Exports fell 6.58% in January from a year ago to $32.9 billion, data released by the Trade Ministry showed, indicating lower demand for goods abroad. Imports dropped 3.63% from a year earlier and that pushed the trade gap to the lowest in a year, fueling hopes of a significantly narrower current account deficit.
The sharp fall in imports reflects the moderation in discretionary demand in the goods sector and the decline in commodity prices, said Garima Kapoor, economist at Elara Capital.
Liquidity in the banking system tightened, but credit growth picked up again, rising 16.33% in January, from 14.87% in December, Reserve Bank of India data show.
Goods and services tax collections, which help measure consumption in the economy, rose 10.5% from a year earlier to 1.56 trillion rupees ($18.9 billion) — a feat achieved only once before in the history of the levy introduced in 2017. New vehicle registrations surged 14% in the month, with passenger vehicle sales growing 22% year-on-year, according to data from the Federation of Automobile Dealers Associations.

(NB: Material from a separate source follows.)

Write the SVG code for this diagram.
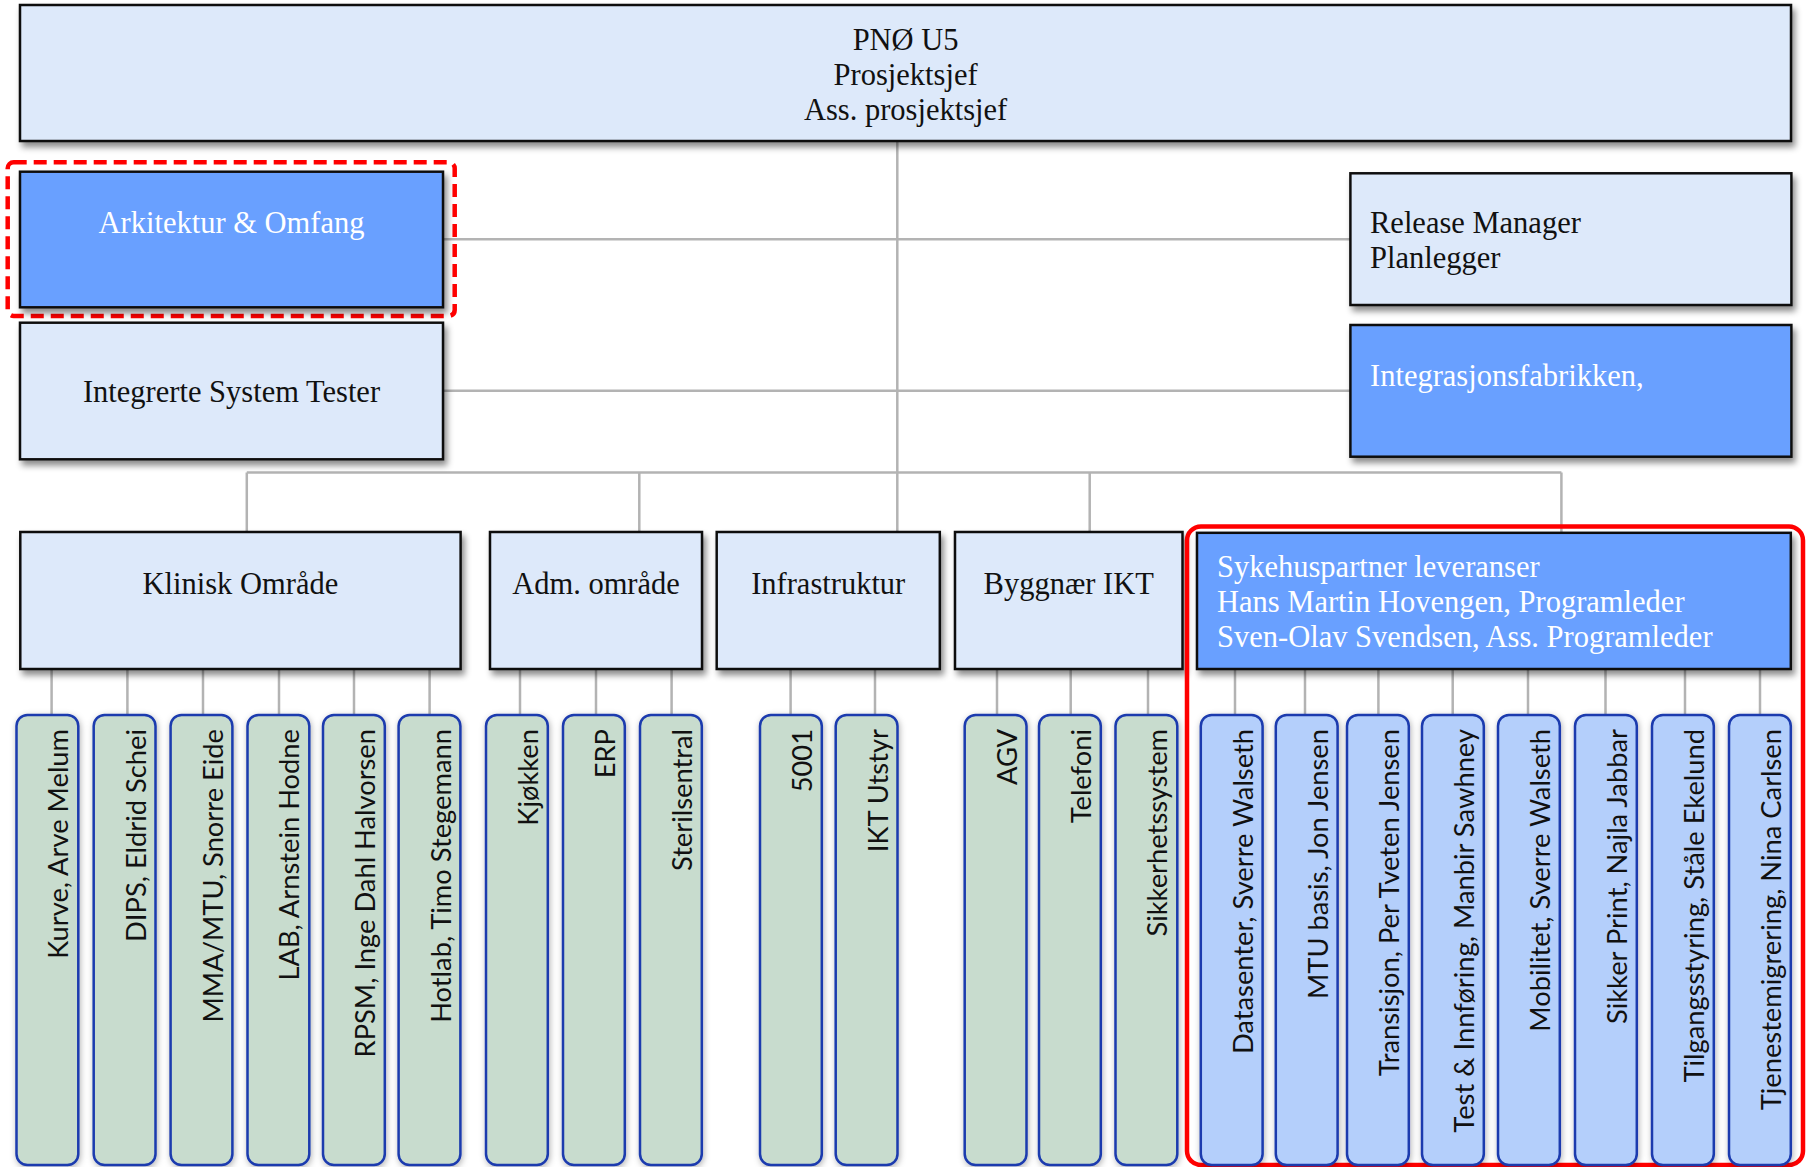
<svg xmlns="http://www.w3.org/2000/svg" width="1806" height="1167" viewBox="0 0 1806 1167">
<defs>
<filter id="sh" x="-10%" y="-10%" width="130%" height="140%">
<feDropShadow dx="3" dy="5" stdDeviation="3" flood-color="#000" flood-opacity="0.45"/>
</filter>
<filter id="sh2" x="-30%" y="-5%" width="160%" height="120%">
<feDropShadow dx="1" dy="2" stdDeviation="3" flood-color="#000" flood-opacity="0.3"/>
</filter>
</defs>
<style>
.lb{fill:#DDE9FA;stroke:#111;stroke-width:2.5;filter:url(#sh)}
.db{fill:#69A0FF;stroke:#111;stroke-width:2.5;filter:url(#sh)}
.gc{fill:#C8DCCE;stroke:#1A3AAE;stroke-width:2.5;filter:url(#sh2)}
.bc{fill:#B4CFFB;stroke:#1A3AAE;stroke-width:2.5;filter:url(#sh2)}
.st{font-family:"Liberation Serif","Times New Roman",serif;font-size:30.5px;fill:#111}
.sw{font-family:"Liberation Serif","Times New Roman",serif;font-size:30.5px;fill:#fff}
.ct{font-family:Lato,"Liberation Sans",sans-serif;font-size:27.3px;fill:#111;text-anchor:end}
.mid{text-anchor:middle}
.cn{stroke:#B3B3B3;stroke-width:2.5;fill:none}
</style>
<rect width="1806" height="1167" fill="#fff"/>

<g id="connectors" class="cn">
<path d="M897.3 141V532"/>
<path d="M443 239.3H1350"/>
<path d="M443 390.7H1350"/>
<path d="M246.8 472.5H1561.4"/>
<path d="M246.8 472.5V532M639.3 472.5V532M1089.7 472.5V532M1561.4 472.5V532"/>
<path d="M51.6 669V715M127.4 669V715M203 669V715M279 669V715M354 669V715M429.6 669V715"/>
<path d="M520 669V715M596 669V715M671.6 669V715"/>
<path d="M790.6 669V715M875 669V715"/>
<path d="M997 669V715M1070.7 669V715M1148 669V715"/>
<path d="M1235 669V715M1305 669V715M1378.4 669V715M1452.7 669V715M1528 669V715M1605.5 669V715M1685 669V715M1760 669V715"/>
</g>

<g id="n-top">
<rect class="lb" x="20" y="5" width="1771" height="136"/>
<text class="st mid" x="905.6" y="50">PNØ U5</text>
<text class="st mid" x="905.6" y="85">Prosjektsjef</text>
<text class="st mid" x="905.6" y="120">Ass. prosjektsjef</text>
</g>

<g id="n-arkitektur">
<rect x="7.7" y="162.3" width="447" height="153.7" rx="6" fill="none" stroke="#F00" stroke-width="4.5" stroke-dasharray="13 7"/>
<rect class="db" x="20" y="171.7" width="423" height="135.6"/>
<text class="sw mid" x="231.5" y="233">Arkitektur &amp; Omfang</text>
</g>

<g id="n-integrerte">
<rect class="lb" x="20" y="322.7" width="423" height="136.6"/>
<text class="st mid" x="231.5" y="401.5">Integrerte System Tester</text>
</g>

<g id="n-release">
<rect class="lb" x="1350.4" y="173.3" width="441" height="131.7"/>
<text class="st" x="1370" y="233">Release Manager</text>
<text class="st" x="1370" y="267.5">Planlegger</text>
</g>

<g id="n-integrasjon">
<rect class="db" x="1350.4" y="325" width="441" height="131.7"/>
<text class="sw" x="1370" y="385.5">Integrasjonsfabrikken,</text>
</g>

<g id="n-klinisk">
<rect class="lb" x="20.3" y="532" width="440.3" height="137"/>
<text class="st mid" x="240.4" y="594">Klinisk Område</text>
</g>
<g id="n-adm">
<rect class="lb" x="490" y="532" width="212" height="137"/>
<text class="st mid" x="596" y="594">Adm. område</text>
</g>
<g id="n-infra">
<rect class="lb" x="716.7" y="532" width="223.1" height="137"/>
<text class="st mid" x="828.2" y="594">Infrastruktur</text>
</g>
<g id="n-byggnaer">
<rect class="lb" x="955" y="532" width="227.5" height="137"/>
<text class="st mid" x="1068.7" y="594">Byggnær IKT</text>
</g>
<g id="n-sykehus">
<rect x="1187" y="526.4" width="616" height="638.6" rx="14" fill="none" stroke="#F00" stroke-width="4.5"/>
<rect class="db" x="1197" y="532.8" width="593.8" height="136.2"/>
<text class="sw" x="1217" y="577">Sykehuspartner leveranser</text>
<text class="sw" x="1217" y="612">Hans Martin Hovengen, Programleder</text>
<text class="sw" x="1217" y="647">Sven-Olav Svendsen, Ass. Programleder</text>
</g>

<g id="c-kurve"><rect class="gc" x="16.5" y="715" width="61.8" height="450" rx="11"/><text class="ct" transform="translate(68.4 729) rotate(-90)">Kurve, Arve Melum</text></g>
<g id="c-dips"><rect class="gc" x="93.7" y="715" width="61.8" height="450" rx="11"/><text class="ct" transform="translate(145.6 729) rotate(-90)">DIPS, Eldrid Schei</text></g>
<g id="c-mma"><rect class="gc" x="170.6" y="715" width="61.8" height="450" rx="11"/><text class="ct" transform="translate(222.5 729) rotate(-90)">MMA/MTU, Snorre Eide</text></g>
<g id="c-lab"><rect class="gc" x="247.5" y="715" width="61.8" height="450" rx="11"/><text class="ct" transform="translate(299.4 729) rotate(-90)">LAB, Arnstein Hodne</text></g>
<g id="c-rpsm"><rect class="gc" x="323" y="715" width="61.8" height="450" rx="11"/><text class="ct" transform="translate(374.9 729) rotate(-90)">RPSM, Inge Dahl Halvorsen</text></g>
<g id="c-hotlab"><rect class="gc" x="398.6" y="715" width="61.8" height="450" rx="11"/><text class="ct" transform="translate(450.5 729) rotate(-90)">Hotlab, Timo Stegemann</text></g>

<g id="c-kjokken"><rect class="gc" x="486" y="715" width="61.8" height="450" rx="11"/><text class="ct" transform="translate(537.9 729) rotate(-90)">Kjøkken</text></g>
<g id="c-erp"><rect class="gc" x="563" y="715" width="61.8" height="450" rx="11"/><text class="ct" transform="translate(614.9 729) rotate(-90)">ERP</text></g>
<g id="c-steril"><rect class="gc" x="640" y="715" width="61.8" height="450" rx="11"/><text class="ct" transform="translate(691.9 729) rotate(-90)">Sterilsentral</text></g>

<g id="c-5001"><rect class="gc" x="760" y="715" width="61.8" height="450" rx="11"/><text class="ct" transform="translate(811.9 729) rotate(-90)">5001</text></g>
<g id="c-ikt"><rect class="gc" x="835.7" y="715" width="61.8" height="450" rx="11"/><text class="ct" transform="translate(887.6 729) rotate(-90)">IKT Utstyr</text></g>

<g id="c-agv"><rect class="gc" x="964.7" y="715" width="61.8" height="450" rx="11"/><text class="ct" transform="translate(1016.6 729) rotate(-90)">AGV</text></g>
<g id="c-telefoni"><rect class="gc" x="1039" y="715" width="61.8" height="450" rx="11"/><text class="ct" transform="translate(1090.9 729) rotate(-90)">Telefoni</text></g>
<g id="c-sikkerhet"><rect class="gc" x="1115.5" y="715" width="61.8" height="450" rx="11"/><text class="ct" transform="translate(1167.4 729) rotate(-90)">Sikkerhetssystem</text></g>

<g id="c-datasenter"><rect class="bc" x="1200.8" y="715" width="61.8" height="450" rx="11"/><text class="ct" transform="translate(1252.7 729) rotate(-90)">Datasenter, Sverre Walseth</text></g>
<g id="c-mtu"><rect class="bc" x="1275.8" y="715" width="61.8" height="450" rx="11"/><text class="ct" transform="translate(1327.7 729) rotate(-90)">MTU basis, Jon Jensen</text></g>
<g id="c-transisjon"><rect class="bc" x="1347" y="715" width="61.8" height="450" rx="11"/><text class="ct" transform="translate(1398.9 729) rotate(-90)">Transisjon, Per Tveten Jensen</text></g>
<g id="c-test"><rect class="bc" x="1422" y="715" width="61.8" height="450" rx="11"/><text class="ct" transform="translate(1473.9 729) rotate(-90)">Test &amp; Innføring, Manbir Sawhney</text></g>
<g id="c-mobilitet"><rect class="bc" x="1498" y="715" width="61.8" height="450" rx="11"/><text class="ct" transform="translate(1549.9 729) rotate(-90)">Mobilitet, Sverre Walseth</text></g>
<g id="c-sikkerprint"><rect class="bc" x="1575" y="715" width="61.8" height="450" rx="11"/><text class="ct" transform="translate(1626.9 729) rotate(-90)">Sikker Print, Najla Jabbar</text></g>
<g id="c-tilgang"><rect class="bc" x="1652" y="715" width="61.8" height="450" rx="11"/><text class="ct" transform="translate(1703.9 729) rotate(-90)">Tilgangsstyring, Ståle Ekelund</text></g>
<g id="c-tjeneste"><rect class="bc" x="1729" y="715" width="61.8" height="450" rx="11"/><text class="ct" transform="translate(1780.9 729) rotate(-90)">Tjenestemigrering, Nina Carlsen</text></g>
</svg>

Electricity consumption, a widely used proxy to gauge demand in the industrial and manufacturing sectors, held steady, with the peak requirement last month rising to 173 gigawatt from 171 gigawatt in December due to increased heating requirements. India’s unemployment rate dropped to 7.14%, from a 16-month high of 8.30% a month ago, according to data from the Centre for Monitoring Indian Economy Pvt.